As Cannex put it in the study, “With these products, there is always going to be a segment of buyers that never take payments on their guarantees. Assumptions around utilization are built into the cost and, therefore, are ultimately reflected in the value to the client.”

Tim Paris

“If a product is lapse-supported, it can appear to provide very generous benefits over the long-run, but that is done with the expectation that very few will hold onto the product long enough to receive those benefits,” Tim Paris, CEO and actuary at Ruark Consulting, told RIJ.

“For people who surrender the product early, they would tend to not see those generous benefits.
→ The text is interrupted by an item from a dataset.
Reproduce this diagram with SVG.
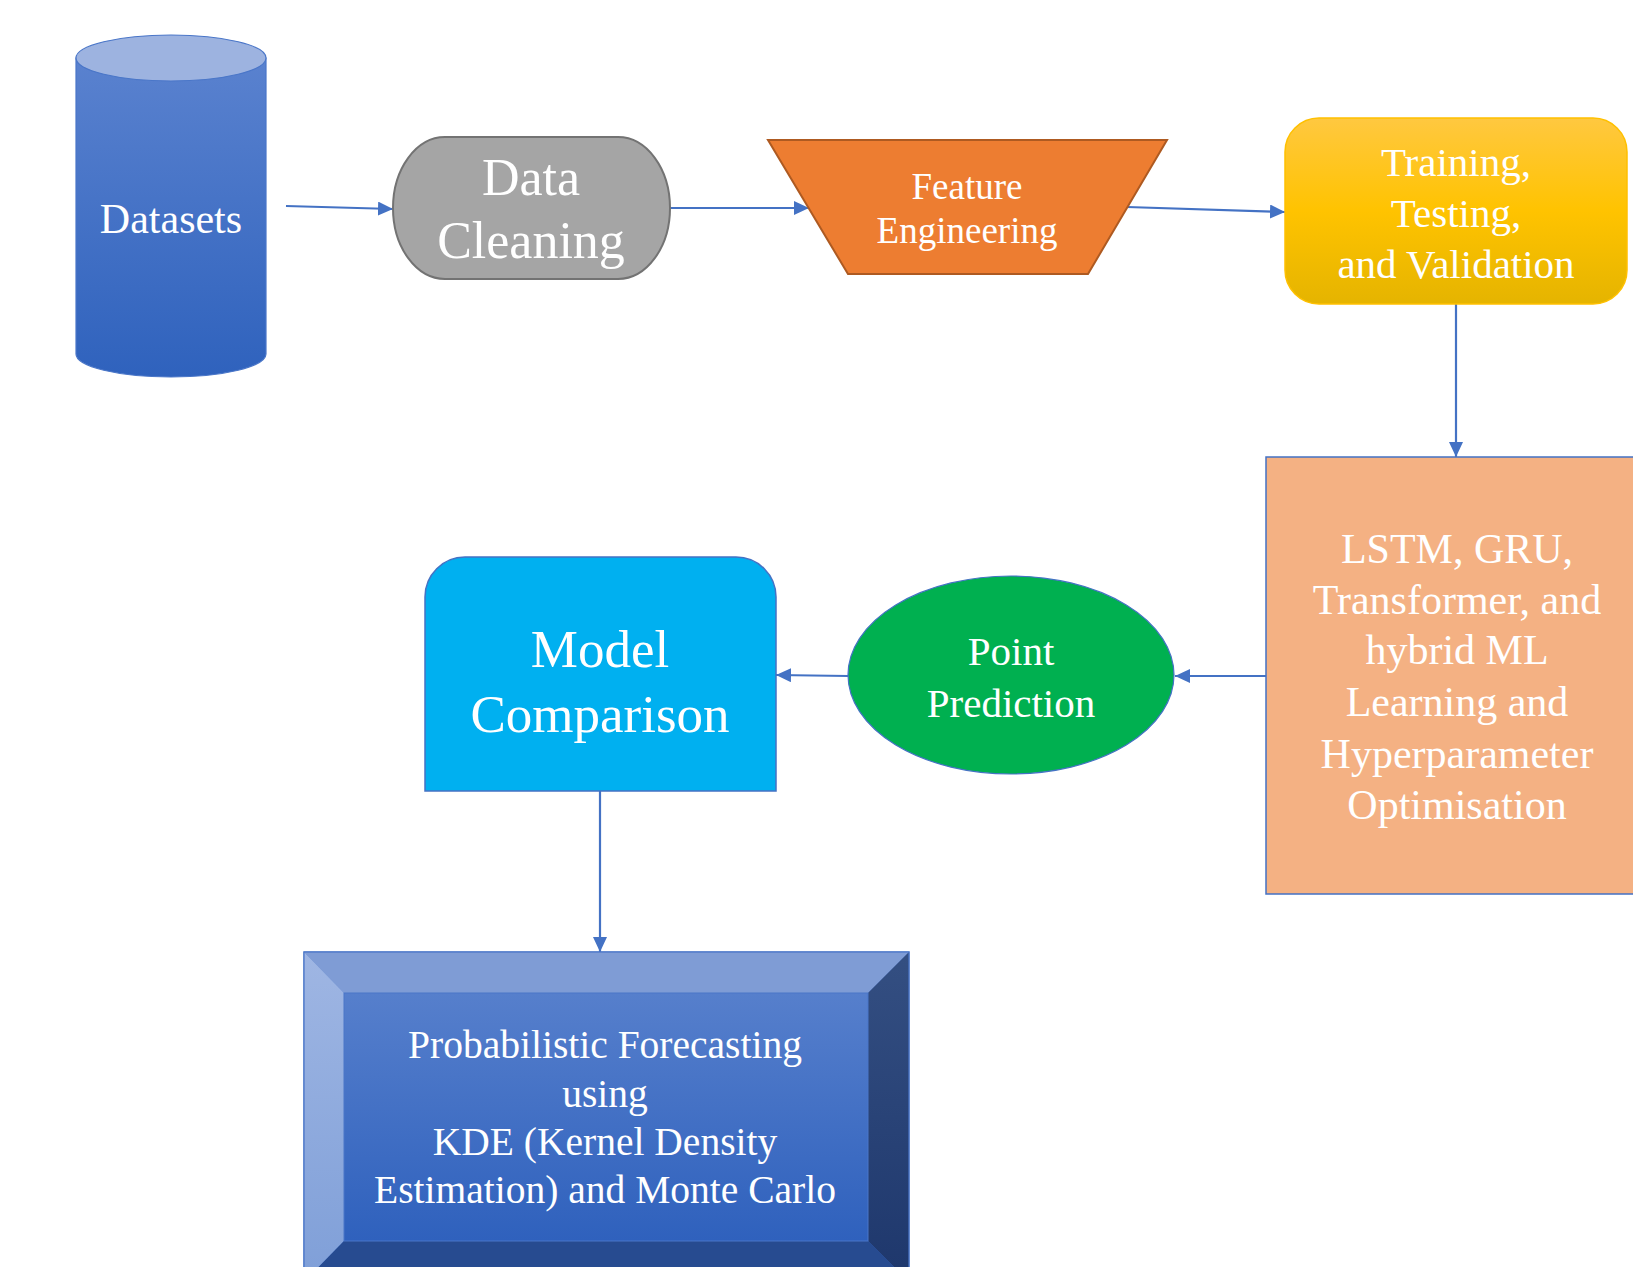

And if many people (i.e. more than the issuing company expected) hold onto the product in order to see those generous benefits, that will probably be a very expensive proposition for the issuing company,” he added.
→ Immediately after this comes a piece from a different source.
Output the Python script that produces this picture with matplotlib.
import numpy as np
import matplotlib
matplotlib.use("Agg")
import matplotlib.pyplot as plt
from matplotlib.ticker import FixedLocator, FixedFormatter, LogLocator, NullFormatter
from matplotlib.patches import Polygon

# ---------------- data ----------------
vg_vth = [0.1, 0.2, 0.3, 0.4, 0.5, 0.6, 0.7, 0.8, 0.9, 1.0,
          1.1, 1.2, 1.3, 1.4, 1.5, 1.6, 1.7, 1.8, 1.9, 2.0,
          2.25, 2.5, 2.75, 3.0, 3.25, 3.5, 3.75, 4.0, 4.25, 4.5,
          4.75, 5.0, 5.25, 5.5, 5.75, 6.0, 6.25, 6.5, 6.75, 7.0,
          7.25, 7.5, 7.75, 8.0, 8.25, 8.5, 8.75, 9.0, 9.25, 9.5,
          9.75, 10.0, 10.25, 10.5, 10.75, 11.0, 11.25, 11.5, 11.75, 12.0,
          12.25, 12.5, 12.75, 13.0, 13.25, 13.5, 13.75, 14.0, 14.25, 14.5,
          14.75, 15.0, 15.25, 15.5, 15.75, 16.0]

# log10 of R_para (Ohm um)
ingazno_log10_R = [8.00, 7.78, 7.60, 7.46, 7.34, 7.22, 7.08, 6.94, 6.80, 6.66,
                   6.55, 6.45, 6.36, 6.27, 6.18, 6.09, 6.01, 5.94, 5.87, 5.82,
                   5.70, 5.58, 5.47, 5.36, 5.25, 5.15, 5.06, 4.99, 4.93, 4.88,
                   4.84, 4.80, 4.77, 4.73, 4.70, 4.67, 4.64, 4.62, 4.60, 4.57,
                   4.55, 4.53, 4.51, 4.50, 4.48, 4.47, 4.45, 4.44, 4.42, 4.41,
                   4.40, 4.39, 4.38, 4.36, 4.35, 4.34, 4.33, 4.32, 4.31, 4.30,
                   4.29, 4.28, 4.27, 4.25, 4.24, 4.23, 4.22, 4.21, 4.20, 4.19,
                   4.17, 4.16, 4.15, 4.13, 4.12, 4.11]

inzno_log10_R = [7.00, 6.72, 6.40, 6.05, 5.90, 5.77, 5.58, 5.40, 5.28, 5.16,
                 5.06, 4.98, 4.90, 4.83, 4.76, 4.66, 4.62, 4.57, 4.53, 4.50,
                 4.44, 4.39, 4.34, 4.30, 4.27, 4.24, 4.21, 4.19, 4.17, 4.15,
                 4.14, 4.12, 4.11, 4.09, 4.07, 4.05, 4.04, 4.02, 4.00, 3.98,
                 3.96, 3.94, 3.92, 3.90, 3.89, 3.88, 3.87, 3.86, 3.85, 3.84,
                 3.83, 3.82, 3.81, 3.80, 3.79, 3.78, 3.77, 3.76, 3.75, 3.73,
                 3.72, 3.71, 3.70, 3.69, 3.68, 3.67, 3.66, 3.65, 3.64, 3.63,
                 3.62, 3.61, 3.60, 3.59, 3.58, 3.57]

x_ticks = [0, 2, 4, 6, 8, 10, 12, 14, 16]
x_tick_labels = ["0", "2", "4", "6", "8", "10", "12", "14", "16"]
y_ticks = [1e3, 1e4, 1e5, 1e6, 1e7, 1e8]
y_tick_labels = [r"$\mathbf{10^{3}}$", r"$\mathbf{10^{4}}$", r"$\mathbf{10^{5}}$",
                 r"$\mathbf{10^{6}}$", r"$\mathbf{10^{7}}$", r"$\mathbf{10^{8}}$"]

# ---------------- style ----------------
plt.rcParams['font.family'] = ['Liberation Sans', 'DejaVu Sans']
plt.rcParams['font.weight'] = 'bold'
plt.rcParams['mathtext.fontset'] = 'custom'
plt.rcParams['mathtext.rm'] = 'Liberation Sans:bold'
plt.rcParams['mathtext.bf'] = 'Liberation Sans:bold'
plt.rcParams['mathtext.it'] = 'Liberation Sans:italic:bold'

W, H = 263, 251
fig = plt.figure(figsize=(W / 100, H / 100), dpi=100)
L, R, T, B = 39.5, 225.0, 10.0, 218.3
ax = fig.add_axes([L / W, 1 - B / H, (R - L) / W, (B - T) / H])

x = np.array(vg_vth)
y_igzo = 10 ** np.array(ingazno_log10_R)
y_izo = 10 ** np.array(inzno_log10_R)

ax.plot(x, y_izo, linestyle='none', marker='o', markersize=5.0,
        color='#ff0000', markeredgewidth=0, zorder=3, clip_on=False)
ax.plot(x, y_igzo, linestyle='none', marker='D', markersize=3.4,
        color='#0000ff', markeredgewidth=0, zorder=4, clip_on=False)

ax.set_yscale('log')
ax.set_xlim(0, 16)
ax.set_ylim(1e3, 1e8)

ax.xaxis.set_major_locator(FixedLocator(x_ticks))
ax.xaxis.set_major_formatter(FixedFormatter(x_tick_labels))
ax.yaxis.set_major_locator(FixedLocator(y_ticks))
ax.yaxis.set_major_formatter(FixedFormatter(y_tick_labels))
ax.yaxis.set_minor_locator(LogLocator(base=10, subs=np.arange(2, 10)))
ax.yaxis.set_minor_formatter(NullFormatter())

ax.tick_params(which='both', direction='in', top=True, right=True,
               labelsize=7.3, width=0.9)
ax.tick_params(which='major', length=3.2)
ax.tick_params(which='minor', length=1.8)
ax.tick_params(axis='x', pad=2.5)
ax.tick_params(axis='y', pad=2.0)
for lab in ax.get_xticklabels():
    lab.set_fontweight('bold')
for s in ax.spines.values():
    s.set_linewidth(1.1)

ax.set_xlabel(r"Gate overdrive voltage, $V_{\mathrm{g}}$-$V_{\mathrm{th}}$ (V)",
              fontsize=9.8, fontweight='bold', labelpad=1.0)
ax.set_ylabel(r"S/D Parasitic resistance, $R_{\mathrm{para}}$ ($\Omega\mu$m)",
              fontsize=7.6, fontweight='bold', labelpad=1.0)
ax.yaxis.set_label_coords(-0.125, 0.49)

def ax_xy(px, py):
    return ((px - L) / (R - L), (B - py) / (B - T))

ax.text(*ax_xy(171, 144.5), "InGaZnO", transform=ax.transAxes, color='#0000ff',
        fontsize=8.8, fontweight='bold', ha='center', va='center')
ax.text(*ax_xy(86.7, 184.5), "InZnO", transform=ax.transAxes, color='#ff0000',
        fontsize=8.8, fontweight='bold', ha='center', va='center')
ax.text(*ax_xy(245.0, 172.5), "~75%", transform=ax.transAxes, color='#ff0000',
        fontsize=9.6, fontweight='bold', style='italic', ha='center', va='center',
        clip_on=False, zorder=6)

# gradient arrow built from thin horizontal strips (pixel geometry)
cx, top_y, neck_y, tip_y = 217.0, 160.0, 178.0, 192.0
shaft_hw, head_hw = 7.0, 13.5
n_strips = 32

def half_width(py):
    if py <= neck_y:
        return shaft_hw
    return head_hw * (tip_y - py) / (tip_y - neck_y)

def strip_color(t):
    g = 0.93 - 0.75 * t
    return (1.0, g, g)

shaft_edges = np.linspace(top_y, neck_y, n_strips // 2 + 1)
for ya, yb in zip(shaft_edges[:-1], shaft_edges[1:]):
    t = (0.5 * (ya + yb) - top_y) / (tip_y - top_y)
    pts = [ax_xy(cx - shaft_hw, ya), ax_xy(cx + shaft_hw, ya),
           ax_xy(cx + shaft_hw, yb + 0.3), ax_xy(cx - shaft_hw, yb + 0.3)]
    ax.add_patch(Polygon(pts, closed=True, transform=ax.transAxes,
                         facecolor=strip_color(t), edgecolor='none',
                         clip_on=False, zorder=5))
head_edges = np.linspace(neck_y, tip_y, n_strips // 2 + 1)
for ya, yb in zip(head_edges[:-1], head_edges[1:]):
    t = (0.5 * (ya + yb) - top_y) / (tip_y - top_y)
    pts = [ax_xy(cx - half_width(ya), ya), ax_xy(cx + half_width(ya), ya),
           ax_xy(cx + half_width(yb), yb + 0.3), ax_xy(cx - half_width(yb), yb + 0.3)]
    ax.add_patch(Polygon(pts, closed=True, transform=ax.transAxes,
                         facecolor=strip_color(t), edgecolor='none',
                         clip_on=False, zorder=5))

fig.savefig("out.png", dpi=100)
The FIA payout guarantees aren’t teasers—a contractual guarantee is a guarantee. But the issuers of FIAs undoubtedly have more latitude in advertising an industry-leading price than issuers of income annuities, who know they’ll have to deliver on almost all of their promises, not just some of them. So the “reality content” of the numbers in the Cannex charts varies from product to product.

The idea of lapse-supported payouts might pose trouble a fiduciary advisory. He or she may have ethical qualms about steering clients to a non-transparent product or about recommending a product whose income rider is great because many people, for one reason or another, buy it but never use it. Merely celebrating the size of the guarantee won’t banish this paradox from the mind of a sophisticated fee-only advisor or RIA’s investment advisor representative.
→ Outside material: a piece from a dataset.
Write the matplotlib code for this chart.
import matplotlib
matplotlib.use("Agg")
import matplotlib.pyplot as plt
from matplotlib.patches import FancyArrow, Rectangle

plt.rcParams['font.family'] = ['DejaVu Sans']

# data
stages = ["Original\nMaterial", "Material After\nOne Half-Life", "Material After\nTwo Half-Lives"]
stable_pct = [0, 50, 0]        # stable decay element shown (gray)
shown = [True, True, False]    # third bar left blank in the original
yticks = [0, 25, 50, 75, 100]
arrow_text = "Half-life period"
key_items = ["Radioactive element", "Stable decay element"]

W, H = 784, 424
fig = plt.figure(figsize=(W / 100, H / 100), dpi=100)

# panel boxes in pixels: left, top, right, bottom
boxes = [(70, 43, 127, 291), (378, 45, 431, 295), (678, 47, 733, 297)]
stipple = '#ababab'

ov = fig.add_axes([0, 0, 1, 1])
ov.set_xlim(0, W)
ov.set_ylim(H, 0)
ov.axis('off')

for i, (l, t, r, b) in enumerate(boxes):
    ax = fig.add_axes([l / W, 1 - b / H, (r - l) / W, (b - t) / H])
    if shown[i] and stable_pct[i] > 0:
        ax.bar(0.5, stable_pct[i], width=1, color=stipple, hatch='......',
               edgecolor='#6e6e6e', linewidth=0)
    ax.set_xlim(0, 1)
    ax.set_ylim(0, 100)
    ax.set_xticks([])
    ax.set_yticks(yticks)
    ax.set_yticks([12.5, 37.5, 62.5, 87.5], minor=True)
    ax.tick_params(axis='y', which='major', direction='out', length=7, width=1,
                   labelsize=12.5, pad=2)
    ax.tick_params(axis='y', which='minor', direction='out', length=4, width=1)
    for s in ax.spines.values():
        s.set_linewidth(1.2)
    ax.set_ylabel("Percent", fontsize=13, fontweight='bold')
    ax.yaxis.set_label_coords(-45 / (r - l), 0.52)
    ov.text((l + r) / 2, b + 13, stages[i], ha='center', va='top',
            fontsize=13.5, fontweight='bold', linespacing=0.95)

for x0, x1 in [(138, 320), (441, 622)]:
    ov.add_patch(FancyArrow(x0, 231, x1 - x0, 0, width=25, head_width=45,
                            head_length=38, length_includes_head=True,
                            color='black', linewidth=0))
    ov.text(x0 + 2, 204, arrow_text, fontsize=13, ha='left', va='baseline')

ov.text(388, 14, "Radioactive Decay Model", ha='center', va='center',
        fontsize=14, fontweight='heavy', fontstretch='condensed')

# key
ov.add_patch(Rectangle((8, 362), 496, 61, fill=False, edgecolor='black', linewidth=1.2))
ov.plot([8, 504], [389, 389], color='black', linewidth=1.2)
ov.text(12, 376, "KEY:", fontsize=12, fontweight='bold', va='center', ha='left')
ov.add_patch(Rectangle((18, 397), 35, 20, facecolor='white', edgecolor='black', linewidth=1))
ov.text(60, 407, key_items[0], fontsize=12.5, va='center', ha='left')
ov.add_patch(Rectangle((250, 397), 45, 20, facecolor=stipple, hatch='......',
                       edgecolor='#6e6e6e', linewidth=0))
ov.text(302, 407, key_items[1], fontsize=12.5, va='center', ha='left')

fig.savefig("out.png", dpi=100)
Product selection, it has been said, should be the last stop in the retirement income planning process, and the price or yield won’t necessarily be the most important factor in choosing a product.

“Advisors need to know that these products are just different tools in retirement income planning,” said Legan. “One can’t just be dead-set on selling FIAs exclusively. Just like all insurance, annuities are needs-based products. Insurance is inherently needs-based.

“The selection of different coverage and features have to be predicated on the client’s objectives. There are so many ‘tools’ in retirement planning, but a tool is only useful to the extent that it meets the client’s specific needs, and a needs-assessment should always precede a product assessment.”

In the first half of 2018, FIA sales in the U.S. were 32.1 billion, 14% higher than the first half of 2017, according to the LIMRA Secure Retirement Institute. VA sales improved 2% to $25.8 billion in the second quarter, after 17 consecutive quarters of declines. VA sales were $50.4 billion in the first half of 2018, level with prior year results.